Taxonomy in the popular media

Thomas G. Lammers lammers at FMPPR.FMNH.ORG
Tue Jan 14 09:55:16 CST 1997

At 08:32 AM 01-14-97 EST, John Nelson wrote:

>   1. There was this movie back in the 70's called "A New Leaf" in
>which Walter Matthau was trying to bump off his wife, who was
>a paleobotanist, for goodness sake. In one scene of the movie
>she actually discovered a new fossil plant.

Of course!  How could I have forgotten?  Except the wife was a "regular"
(non-paleo) botanist who was independently wealthy (there's reality for
you).  She was played as a sweet clumsy nerd (argghh!! Stereotypes!) by
Elaine May (who, if memory serves me, also directed.  She taught college
classes and wrote "monographs and revisions and such".  It wasn't a fossil
plant, it was a living tree fern, a Cyathea, that she discovered in the
Caribbean on her honeymoon with Matthau.  Most amazingly, she indicated that
she had sent a specimen to Dr. Warren Wagner at the University of Michigan
(!), who had confirmed it was an undescribed species.

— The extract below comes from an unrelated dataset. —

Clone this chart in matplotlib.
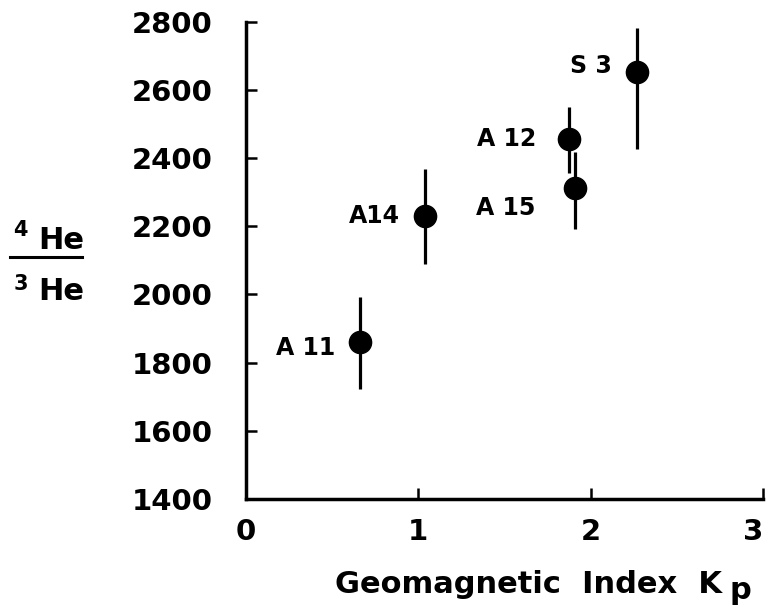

How the screenwriter
knew that Herb Wagner is dean of American ferns is beyond me!  She named the
species in Matthau's honor (I can't recall his character's name, but the
epithet had a proper masculine genitive singular ending [let's not start
THAT thread again!]).  He is touched by this gesture, which plays a role in
whether he actually goes through with bumping her off.  Later, when the same
species turns up on their field trip to "the north woods" (Canada?), even
Matthau puzzles at the biogeographic paradox.

It really is a fun movie, ca. 1970.  I highly recommend it to all botanists

Thomas G. Lammers
Department of Botany                     Classification, Nomenclature,
Field Museum of Natural History          Phylogeny and Biogeography
Roosevelt Road at Lake Shore Drive       of the Campanulaceae
Chicago, Illinois 60605-2496 USA

e-mail:     lammers at
voice mail: 312-922-9410 ext. 317
fax:        312-427-2530

"This whole genus [Lobelia] would richly reward any botanist for an
analytical investigation."  -- John Lindley (1826).